• The task:
Retype every line from the start of the data down to and including the line with "const aCutoffs = [30,14.5];". Skip the pictures.

• Given material:

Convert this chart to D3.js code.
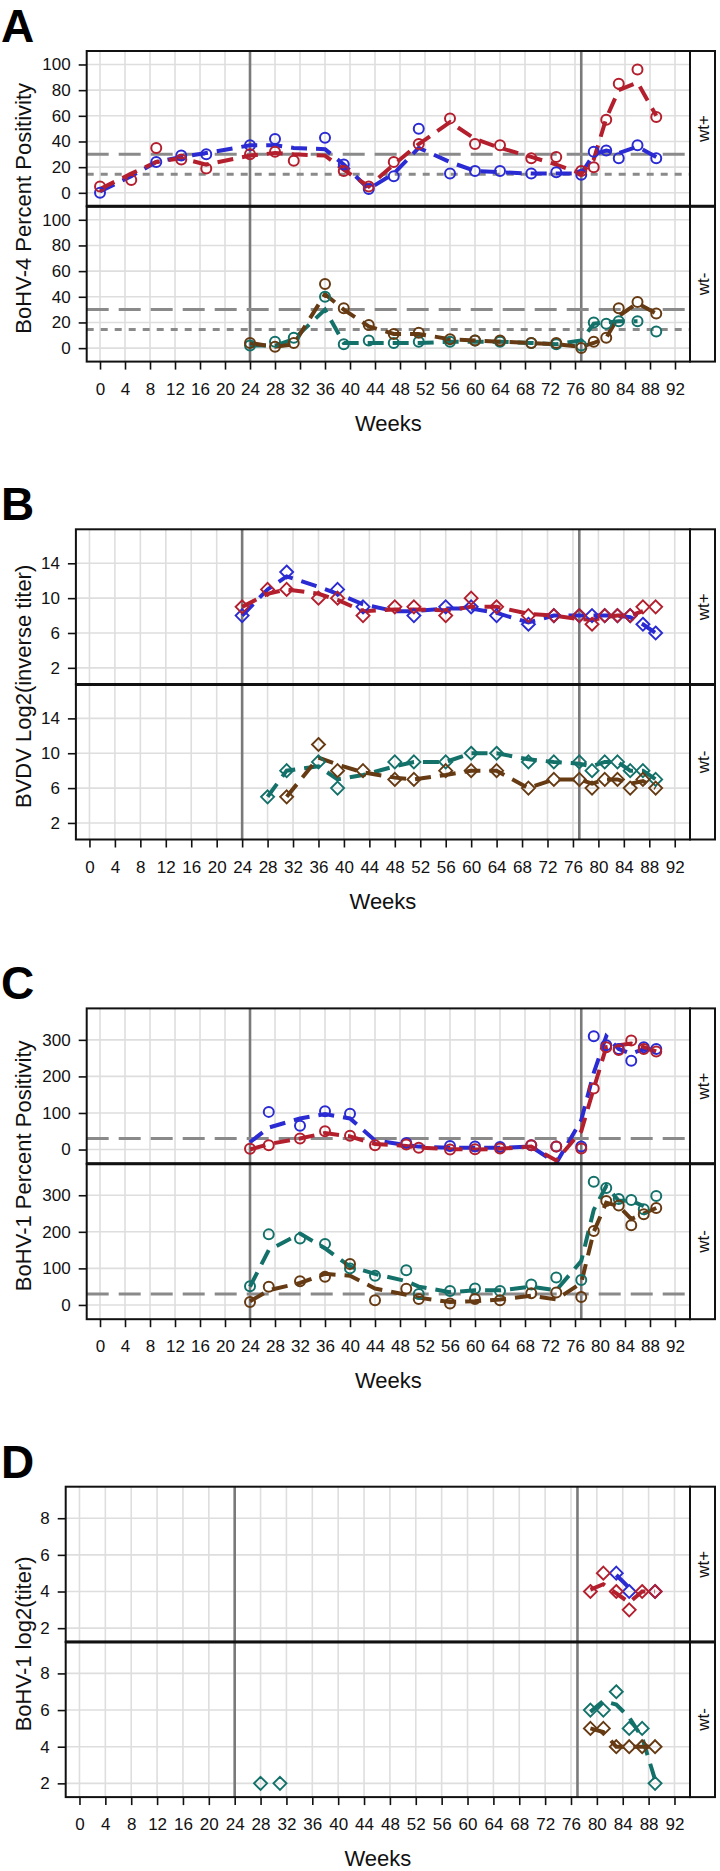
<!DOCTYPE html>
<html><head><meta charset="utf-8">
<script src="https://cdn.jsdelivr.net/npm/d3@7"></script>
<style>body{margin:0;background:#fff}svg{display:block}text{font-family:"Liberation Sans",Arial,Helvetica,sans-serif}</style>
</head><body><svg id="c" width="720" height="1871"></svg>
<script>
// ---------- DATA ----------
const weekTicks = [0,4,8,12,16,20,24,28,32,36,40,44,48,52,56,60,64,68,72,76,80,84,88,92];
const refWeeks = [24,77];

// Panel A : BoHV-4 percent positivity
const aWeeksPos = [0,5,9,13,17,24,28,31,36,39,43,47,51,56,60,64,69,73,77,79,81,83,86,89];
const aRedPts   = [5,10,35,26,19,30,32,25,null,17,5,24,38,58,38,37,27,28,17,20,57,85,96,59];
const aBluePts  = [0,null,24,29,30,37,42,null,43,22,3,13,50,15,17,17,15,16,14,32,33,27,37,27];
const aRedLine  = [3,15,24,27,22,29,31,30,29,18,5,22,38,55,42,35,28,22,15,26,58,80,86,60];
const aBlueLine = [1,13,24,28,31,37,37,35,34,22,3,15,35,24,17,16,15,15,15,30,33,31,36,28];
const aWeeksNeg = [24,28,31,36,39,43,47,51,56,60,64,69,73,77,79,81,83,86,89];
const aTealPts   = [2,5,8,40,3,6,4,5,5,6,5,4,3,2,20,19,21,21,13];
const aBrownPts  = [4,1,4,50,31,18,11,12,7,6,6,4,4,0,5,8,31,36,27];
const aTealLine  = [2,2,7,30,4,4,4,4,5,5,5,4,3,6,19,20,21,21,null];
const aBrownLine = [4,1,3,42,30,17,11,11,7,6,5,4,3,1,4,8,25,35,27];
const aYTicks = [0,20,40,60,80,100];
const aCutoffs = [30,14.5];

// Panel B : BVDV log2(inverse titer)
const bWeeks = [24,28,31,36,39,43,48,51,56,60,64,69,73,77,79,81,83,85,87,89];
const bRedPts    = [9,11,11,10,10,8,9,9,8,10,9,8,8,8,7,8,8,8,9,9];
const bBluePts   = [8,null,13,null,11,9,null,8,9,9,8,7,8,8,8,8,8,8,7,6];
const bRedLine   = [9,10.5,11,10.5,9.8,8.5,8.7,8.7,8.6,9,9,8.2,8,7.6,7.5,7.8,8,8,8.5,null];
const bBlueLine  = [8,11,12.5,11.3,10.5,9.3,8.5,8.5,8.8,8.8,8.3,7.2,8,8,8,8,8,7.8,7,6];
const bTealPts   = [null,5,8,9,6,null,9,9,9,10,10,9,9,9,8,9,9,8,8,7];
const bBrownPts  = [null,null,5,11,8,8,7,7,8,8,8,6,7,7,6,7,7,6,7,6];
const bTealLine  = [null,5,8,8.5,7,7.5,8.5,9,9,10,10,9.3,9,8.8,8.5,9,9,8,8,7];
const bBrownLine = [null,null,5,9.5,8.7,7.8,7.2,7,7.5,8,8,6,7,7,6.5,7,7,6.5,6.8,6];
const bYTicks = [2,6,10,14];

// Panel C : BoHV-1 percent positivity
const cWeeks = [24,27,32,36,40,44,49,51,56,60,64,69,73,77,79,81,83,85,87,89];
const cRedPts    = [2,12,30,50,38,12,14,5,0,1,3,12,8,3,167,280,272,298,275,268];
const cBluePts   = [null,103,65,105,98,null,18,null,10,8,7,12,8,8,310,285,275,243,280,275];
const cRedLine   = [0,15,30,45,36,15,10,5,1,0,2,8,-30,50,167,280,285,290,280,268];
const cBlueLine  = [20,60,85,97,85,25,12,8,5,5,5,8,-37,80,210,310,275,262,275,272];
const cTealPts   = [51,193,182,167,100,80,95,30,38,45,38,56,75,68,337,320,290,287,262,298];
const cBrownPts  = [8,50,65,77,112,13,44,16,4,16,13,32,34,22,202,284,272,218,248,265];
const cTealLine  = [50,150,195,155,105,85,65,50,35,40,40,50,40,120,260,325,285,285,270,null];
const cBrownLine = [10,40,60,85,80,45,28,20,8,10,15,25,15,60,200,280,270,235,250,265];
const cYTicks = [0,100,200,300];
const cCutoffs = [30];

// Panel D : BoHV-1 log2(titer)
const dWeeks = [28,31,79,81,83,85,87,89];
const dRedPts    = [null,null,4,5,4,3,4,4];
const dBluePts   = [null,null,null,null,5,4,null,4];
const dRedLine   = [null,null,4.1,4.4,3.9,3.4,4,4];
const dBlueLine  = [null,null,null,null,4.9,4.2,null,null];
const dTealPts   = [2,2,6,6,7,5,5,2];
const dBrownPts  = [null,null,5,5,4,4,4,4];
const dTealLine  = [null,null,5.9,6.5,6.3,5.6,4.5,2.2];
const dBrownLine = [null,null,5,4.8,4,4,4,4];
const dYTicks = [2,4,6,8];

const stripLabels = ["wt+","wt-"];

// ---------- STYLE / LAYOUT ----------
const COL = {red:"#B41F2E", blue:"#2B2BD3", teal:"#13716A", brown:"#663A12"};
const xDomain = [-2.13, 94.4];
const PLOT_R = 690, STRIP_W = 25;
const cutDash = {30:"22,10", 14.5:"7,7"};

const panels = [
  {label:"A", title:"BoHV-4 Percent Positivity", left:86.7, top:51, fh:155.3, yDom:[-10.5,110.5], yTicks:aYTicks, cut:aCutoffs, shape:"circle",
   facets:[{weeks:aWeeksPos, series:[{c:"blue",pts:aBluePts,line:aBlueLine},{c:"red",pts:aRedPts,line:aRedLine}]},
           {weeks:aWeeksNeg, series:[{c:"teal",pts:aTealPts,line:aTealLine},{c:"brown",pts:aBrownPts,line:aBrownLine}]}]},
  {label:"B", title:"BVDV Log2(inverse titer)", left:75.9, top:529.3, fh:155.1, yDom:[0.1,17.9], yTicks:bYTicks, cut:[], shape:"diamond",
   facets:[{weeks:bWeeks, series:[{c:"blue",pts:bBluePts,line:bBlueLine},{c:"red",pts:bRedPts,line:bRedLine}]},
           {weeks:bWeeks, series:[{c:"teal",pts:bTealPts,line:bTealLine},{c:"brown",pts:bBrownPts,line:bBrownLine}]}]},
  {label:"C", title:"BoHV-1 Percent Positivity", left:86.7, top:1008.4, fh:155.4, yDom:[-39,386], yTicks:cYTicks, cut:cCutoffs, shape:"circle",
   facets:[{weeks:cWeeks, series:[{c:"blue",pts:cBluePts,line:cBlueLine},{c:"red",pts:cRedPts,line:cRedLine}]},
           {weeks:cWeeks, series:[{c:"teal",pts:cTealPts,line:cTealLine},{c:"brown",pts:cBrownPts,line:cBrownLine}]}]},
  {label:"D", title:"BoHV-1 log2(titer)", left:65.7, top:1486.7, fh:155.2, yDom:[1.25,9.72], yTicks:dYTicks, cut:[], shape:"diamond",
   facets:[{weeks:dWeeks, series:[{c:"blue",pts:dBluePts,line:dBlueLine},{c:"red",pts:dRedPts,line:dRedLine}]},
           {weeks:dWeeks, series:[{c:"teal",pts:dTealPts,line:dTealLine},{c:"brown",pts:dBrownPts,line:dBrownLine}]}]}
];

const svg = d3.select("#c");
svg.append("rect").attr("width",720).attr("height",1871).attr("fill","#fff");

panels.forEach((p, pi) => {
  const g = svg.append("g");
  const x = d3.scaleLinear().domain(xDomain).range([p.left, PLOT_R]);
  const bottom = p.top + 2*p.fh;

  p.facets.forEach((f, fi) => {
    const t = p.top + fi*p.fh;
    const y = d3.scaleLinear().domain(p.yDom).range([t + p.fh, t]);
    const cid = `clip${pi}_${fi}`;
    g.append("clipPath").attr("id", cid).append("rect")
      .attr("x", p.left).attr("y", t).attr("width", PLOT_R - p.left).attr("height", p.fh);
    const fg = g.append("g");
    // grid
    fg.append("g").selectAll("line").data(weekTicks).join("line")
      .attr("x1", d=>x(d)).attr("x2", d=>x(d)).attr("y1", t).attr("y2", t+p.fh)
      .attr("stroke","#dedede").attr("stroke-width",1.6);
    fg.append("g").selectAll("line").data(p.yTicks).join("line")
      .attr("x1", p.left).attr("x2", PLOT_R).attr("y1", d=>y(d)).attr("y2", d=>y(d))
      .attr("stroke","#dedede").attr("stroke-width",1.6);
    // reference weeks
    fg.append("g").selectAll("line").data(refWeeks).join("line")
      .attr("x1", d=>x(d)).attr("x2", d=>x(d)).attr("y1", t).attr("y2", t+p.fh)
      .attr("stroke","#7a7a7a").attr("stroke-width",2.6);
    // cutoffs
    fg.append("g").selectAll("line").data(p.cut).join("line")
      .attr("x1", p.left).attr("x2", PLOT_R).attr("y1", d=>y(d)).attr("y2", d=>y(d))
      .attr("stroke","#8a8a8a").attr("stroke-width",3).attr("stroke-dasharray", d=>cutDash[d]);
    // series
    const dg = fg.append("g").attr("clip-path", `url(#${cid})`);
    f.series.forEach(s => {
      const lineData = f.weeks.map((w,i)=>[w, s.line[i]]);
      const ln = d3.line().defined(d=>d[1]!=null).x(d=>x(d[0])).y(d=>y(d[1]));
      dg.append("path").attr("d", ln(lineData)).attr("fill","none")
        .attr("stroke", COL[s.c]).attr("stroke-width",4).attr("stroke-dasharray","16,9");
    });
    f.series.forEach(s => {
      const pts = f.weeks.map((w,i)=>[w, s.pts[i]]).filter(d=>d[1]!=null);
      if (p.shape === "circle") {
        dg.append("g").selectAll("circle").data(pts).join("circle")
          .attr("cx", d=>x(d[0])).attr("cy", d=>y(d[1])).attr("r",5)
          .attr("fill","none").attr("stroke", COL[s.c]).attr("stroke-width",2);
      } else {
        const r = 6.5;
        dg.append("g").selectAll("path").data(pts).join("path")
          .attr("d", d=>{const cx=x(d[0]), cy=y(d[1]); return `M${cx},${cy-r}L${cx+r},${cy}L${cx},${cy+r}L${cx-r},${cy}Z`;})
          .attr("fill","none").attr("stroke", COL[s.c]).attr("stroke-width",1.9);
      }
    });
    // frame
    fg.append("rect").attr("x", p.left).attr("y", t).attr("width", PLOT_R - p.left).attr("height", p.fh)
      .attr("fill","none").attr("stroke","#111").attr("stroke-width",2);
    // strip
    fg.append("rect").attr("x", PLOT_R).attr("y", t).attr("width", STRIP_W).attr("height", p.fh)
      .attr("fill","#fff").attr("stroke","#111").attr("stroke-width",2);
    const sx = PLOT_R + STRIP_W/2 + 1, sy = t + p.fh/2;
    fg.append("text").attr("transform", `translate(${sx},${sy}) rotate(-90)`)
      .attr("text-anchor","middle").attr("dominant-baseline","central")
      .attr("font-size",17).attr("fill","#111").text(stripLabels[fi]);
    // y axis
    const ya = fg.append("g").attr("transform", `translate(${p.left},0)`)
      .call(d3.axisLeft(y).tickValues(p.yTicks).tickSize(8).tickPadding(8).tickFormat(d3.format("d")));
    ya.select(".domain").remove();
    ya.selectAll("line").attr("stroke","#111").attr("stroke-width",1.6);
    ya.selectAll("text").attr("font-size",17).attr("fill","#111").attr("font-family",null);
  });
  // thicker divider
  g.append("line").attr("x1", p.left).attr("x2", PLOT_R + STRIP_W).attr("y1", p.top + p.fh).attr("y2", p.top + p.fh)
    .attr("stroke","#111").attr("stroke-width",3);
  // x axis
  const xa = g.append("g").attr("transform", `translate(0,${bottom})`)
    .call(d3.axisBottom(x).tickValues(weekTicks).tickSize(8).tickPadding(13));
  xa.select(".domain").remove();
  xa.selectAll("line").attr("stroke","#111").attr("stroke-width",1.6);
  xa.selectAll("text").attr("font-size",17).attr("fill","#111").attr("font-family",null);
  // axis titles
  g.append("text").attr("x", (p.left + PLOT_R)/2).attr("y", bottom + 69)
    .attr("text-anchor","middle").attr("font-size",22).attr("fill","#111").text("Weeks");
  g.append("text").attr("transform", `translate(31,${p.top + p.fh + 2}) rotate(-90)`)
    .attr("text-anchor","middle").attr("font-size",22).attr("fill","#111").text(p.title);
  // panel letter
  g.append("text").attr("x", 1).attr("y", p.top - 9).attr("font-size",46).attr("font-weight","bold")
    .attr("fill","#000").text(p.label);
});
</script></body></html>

• Output for this task:
Convert this chart to D3.js code.
<!DOCTYPE html>
<html><head><meta charset="utf-8">
<script src="https://cdn.jsdelivr.net/npm/d3@7"></script>
<style>body{margin:0;background:#fff}svg{display:block}text{font-family:"Liberation Sans",Arial,Helvetica,sans-serif}</style>
</head><body><svg id="c" width="720" height="1871"></svg>
<script>
// ---------- DATA ----------
const weekTicks = [0,4,8,12,16,20,24,28,32,36,40,44,48,52,56,60,64,68,72,76,80,84,88,92];
const refWeeks = [24,77];

// Panel A : BoHV-4 percent positivity
const aWeeksPos = [0,5,9,13,17,24,28,31,36,39,43,47,51,56,60,64,69,73,77,79,81,83,86,89];
const aRedPts   = [5,10,35,26,19,30,32,25,null,17,5,24,38,58,38,37,27,28,17,20,57,85,96,59];
const aBluePts  = [0,null,24,29,30,37,42,null,43,22,3,13,50,15,17,17,15,16,14,32,33,27,37,27];
const aRedLine  = [3,15,24,27,22,29,31,30,29,18,5,22,38,55,42,35,28,22,15,26,58,80,86,60];
const aBlueLine = [1,13,24,28,31,37,37,35,34,22,3,15,35,24,17,16,15,15,15,30,33,31,36,28];
const aWeeksNeg = [24,28,31,36,39,43,47,51,56,60,64,69,73,77,79,81,83,86,89];
const aTealPts   = [2,5,8,40,3,6,4,5,5,6,5,4,3,2,20,19,21,21,13];
const aBrownPts  = [4,1,4,50,31,18,11,12,7,6,6,4,4,0,5,8,31,36,27];
const aTealLine  = [2,2,7,30,4,4,4,4,5,5,5,4,3,6,19,20,21,21,null];
const aBrownLine = [4,1,3,42,30,17,11,11,7,6,5,4,3,1,4,8,25,35,27];
const aYTicks = [0,20,40,60,80,100];
const aCutoffs = [30,14.5];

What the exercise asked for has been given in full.